[Start of Available data]

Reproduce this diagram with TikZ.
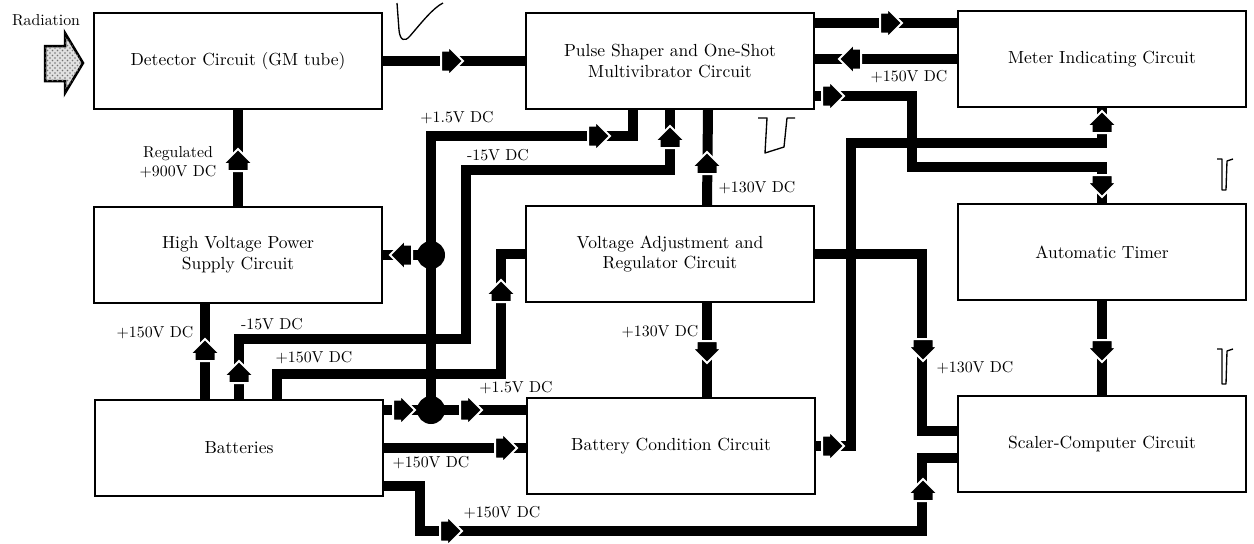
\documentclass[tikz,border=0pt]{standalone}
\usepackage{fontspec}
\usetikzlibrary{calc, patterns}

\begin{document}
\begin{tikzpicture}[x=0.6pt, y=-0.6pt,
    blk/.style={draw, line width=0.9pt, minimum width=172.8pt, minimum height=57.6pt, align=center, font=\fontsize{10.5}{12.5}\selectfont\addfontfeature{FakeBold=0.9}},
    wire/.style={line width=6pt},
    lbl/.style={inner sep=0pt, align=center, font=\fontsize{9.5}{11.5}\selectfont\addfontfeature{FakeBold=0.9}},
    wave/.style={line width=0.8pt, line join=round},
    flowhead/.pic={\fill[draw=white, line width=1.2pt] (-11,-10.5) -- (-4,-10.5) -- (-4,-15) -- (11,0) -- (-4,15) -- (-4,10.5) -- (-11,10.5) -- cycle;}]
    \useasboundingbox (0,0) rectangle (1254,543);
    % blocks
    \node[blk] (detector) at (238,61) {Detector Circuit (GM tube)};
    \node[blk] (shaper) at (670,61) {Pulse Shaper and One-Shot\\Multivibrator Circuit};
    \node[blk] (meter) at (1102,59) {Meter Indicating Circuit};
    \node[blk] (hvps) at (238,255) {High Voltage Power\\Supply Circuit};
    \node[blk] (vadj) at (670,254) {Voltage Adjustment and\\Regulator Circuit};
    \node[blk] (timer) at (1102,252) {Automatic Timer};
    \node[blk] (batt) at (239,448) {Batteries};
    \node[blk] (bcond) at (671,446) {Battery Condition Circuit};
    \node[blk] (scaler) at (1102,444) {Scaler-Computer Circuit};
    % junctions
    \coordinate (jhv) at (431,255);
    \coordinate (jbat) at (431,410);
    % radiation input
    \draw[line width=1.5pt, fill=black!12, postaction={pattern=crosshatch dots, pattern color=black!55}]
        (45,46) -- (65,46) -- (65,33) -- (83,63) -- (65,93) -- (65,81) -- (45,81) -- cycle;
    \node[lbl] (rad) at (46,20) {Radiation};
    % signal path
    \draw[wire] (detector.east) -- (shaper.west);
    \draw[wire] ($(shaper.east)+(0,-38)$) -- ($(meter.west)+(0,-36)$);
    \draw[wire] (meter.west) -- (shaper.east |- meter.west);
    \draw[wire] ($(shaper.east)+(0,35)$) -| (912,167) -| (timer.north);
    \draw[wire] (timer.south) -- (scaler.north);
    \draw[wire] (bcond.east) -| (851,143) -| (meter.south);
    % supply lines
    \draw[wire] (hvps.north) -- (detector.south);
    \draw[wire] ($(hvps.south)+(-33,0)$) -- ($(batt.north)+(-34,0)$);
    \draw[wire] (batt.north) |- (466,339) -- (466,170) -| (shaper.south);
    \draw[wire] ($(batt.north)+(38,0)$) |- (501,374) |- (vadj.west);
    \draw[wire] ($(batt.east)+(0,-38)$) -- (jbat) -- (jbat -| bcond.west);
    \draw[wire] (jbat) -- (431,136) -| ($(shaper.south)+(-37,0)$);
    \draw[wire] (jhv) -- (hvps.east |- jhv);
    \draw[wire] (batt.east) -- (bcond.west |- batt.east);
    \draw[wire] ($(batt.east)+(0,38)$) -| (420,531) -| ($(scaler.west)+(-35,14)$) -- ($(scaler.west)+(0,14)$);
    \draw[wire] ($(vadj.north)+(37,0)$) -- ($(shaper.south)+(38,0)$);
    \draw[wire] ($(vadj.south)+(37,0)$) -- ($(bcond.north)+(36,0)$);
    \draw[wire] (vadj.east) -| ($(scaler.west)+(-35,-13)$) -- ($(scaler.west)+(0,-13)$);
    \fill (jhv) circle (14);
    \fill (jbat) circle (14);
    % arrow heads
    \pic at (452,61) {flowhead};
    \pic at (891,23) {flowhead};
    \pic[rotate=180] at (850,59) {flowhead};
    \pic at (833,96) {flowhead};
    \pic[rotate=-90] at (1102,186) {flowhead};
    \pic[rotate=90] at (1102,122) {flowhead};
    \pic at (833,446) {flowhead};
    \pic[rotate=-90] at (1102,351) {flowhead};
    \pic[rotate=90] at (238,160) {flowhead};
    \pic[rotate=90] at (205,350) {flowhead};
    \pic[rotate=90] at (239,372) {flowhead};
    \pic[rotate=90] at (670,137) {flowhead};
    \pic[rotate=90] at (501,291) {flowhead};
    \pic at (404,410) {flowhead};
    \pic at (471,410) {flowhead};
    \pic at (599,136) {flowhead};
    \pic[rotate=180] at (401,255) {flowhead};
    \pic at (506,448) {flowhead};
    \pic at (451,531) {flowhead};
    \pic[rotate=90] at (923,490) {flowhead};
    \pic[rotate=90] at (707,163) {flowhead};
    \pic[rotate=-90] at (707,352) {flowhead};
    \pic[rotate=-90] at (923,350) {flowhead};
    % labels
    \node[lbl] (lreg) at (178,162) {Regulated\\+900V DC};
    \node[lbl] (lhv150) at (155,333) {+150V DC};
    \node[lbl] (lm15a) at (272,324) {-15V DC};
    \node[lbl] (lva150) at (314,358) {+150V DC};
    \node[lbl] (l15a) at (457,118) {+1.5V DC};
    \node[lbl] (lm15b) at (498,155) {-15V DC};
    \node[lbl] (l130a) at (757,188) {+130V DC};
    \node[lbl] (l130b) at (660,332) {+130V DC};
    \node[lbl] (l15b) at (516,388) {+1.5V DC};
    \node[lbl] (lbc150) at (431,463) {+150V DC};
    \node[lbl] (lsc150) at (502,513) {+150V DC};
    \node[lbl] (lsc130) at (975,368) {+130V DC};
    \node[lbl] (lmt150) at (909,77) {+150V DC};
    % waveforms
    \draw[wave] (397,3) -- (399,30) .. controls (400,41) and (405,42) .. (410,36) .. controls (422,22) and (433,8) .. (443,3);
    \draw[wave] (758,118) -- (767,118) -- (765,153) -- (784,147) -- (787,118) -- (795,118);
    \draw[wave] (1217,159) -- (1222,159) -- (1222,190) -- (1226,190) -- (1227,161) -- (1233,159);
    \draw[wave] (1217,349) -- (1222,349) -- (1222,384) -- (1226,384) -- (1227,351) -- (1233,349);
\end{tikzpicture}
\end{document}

[End of Available data]

§ **Aim**
Write out the listing word for word, omitting the pictures it holds.

§ **Task output**
Reproduce this diagram with TikZ.
\documentclass[tikz,border=0pt]{standalone}
\usepackage{fontspec}
\usetikzlibrary{calc, patterns}

\begin{document}
\begin{tikzpicture}[x=0.6pt, y=-0.6pt,
    blk/.style={draw, line width=0.9pt, minimum width=172.8pt, minimum height=57.6pt, align=center, font=\fontsize{10.5}{12.5}\selectfont\addfontfeature{FakeBold=0.9}},
    wire/.style={line width=6pt},
    lbl/.style={inner sep=0pt, align=center, font=\fontsize{9.5}{11.5}\selectfont\addfontfeature{FakeBold=0.9}},
    wave/.style={line width=0.8pt, line join=round},
    flowhead/.pic={\fill[draw=white, line width=1.2pt] (-11,-10.5) -- (-4,-10.5) -- (-4,-15) -- (11,0) -- (-4,15) -- (-4,10.5) -- (-11,10.5) -- cycle;}]
    \useasboundingbox (0,0) rectangle (1254,543);
    % blocks
    \node[blk] (detector) at (238,61) {Detector Circuit (GM tube)};
    \node[blk] (shaper) at (670,61) {Pulse Shaper and One-Shot\\Multivibrator Circuit};
    \node[blk] (meter) at (1102,59) {Meter Indicating Circuit};
    \node[blk] (hvps) at (238,255) {High Voltage Power\\Supply Circuit};
    \node[blk] (vadj) at (670,254) {Voltage Adjustment and\\Regulator Circuit};
    \node[blk] (timer) at (1102,252) {Automatic Timer};
    \node[blk] (batt) at (239,448) {Batteries};
    \node[blk] (bcond) at (671,446) {Battery Condition Circuit};
    \node[blk] (scaler) at (1102,444) {Scaler-Computer Circuit};
    % junctions
    \coordinate (jhv) at (431,255);
    \coordinate (jbat) at (431,410);
    % radiation input
    \draw[line width=1.5pt, fill=black!12, postaction={pattern=crosshatch dots, pattern color=black!55}]
        (45,46) -- (65,46) -- (65,33) -- (83,63) -- (65,93) -- (65,81) -- (45,81) -- cycle;
    \node[lbl] (rad) at (46,20) {Radiation};
    % signal path
    \draw[wire] (detector.east) -- (shaper.west);
    \draw[wire] ($(shaper.east)+(0,-38)$) -- ($(meter.west)+(0,-36)$);
    \draw[wire] (meter.west) -- (shaper.east |- meter.west);
    \draw[wire] ($(shaper.east)+(0,35)$) -| (912,167) -| (timer.north);
    \draw[wire] (timer.south) -- (scaler.north);
    \draw[wire] (bcond.east) -| (851,143) -| (meter.south);
    % supply lines
    \draw[wire] (hvps.north) -- (detector.south);
    \draw[wire] ($(hvps.south)+(-33,0)$) -- ($(batt.north)+(-34,0)$);
    \draw[wire] (batt.north) |- (466,339) -- (466,170) -| (shaper.south);
    \draw[wire] ($(batt.north)+(38,0)$) |- (501,374) |- (vadj.west);
    \draw[wire] ($(batt.east)+(0,-38)$) -- (jbat) -- (jbat -| bcond.west);
    \draw[wire] (jbat) -- (431,136) -| ($(shaper.south)+(-37,0)$);
    \draw[wire] (jhv) -- (hvps.east |- jhv);
    \draw[wire] (batt.east) -- (bcond.west |- batt.east);
    \draw[wire] ($(batt.east)+(0,38)$) -| (420,531) -| ($(scaler.west)+(-35,14)$) -- ($(scaler.west)+(0,14)$);
    \draw[wire] ($(vadj.north)+(37,0)$) -- ($(shaper.south)+(38,0)$);
    \draw[wire] ($(vadj.south)+(37,0)$) -- ($(bcond.north)+(36,0)$);
    \draw[wire] (vadj.east) -| ($(scaler.west)+(-35,-13)$) -- ($(scaler.west)+(0,-13)$);
    \fill (jhv) circle (14);
    \fill (jbat) circle (14);
    % arrow heads
    \pic at (452,61) {flowhead};
    \pic at (891,23) {flowhead};
    \pic[rotate=180] at (850,59) {flowhead};
    \pic at (833,96) {flowhead};
    \pic[rotate=-90] at (1102,186) {flowhead};
    \pic[rotate=90] at (1102,122) {flowhead};
    \pic at (833,446) {flowhead};
    \pic[rotate=-90] at (1102,351) {flowhead};
    \pic[rotate=90] at (238,160) {flowhead};
    \pic[rotate=90] at (205,350) {flowhead};
    \pic[rotate=90] at (239,372) {flowhead};
    \pic[rotate=90] at (670,137) {flowhead};
    \pic[rotate=90] at (501,291) {flowhead};
    \pic at (404,410) {flowhead};
    \pic at (471,410) {flowhead};
    \pic at (599,136) {flowhead};
    \pic[rotate=180] at (401,255) {flowhead};
    \pic at (506,448) {flowhead};
    \pic at (451,531) {flowhead};
    \pic[rotate=90] at (923,490) {flowhead};
    \pic[rotate=90] at (707,163) {flowhead};
    \pic[rotate=-90] at (707,352) {flowhead};
    \pic[rotate=-90] at (923,350) {flowhead};
    % labels
    \node[lbl] (lreg) at (178,162) {Regulated\\+900V DC};
    \node[lbl] (lhv150) at (155,333) {+150V DC};
    \node[lbl] (lm15a) at (272,324) {-15V DC};
    \node[lbl] (lva150) at (314,358) {+150V DC};
    \node[lbl] (l15a) at (457,118) {+1.5V DC};
    \node[lbl] (lm15b) at (498,155) {-15V DC};
    \node[lbl] (l130a) at (757,188) {+130V DC};
    \node[lbl] (l130b) at (660,332) {+130V DC};
    \node[lbl] (l15b) at (516,388) {+1.5V DC};
    \node[lbl] (lbc150) at (431,463) {+150V DC};
    \node[lbl] (lsc150) at (502,513) {+150V DC};
    \node[lbl] (lsc130) at (975,368) {+130V DC};
    \node[lbl] (lmt150) at (909,77) {+150V DC};
    % waveforms
    \draw[wave] (397,3) -- (399,30) .. controls (400,41) and (405,42) .. (410,36) .. controls (422,22) and (433,8) .. (443,3);
    \draw[wave] (758,118) -- (767,118) -- (765,153) -- (784,147) -- (787,118) -- (795,118);
    \draw[wave] (1217,159) -- (1222,159) -- (1222,190) -- (1226,190) -- (1227,161) -- (1233,159);
    \draw[wave] (1217,349) -- (1222,349) -- (1222,384) -- (1226,384) -- (1227,351) -- (1233,349);
\end{tikzpicture}
\end{document}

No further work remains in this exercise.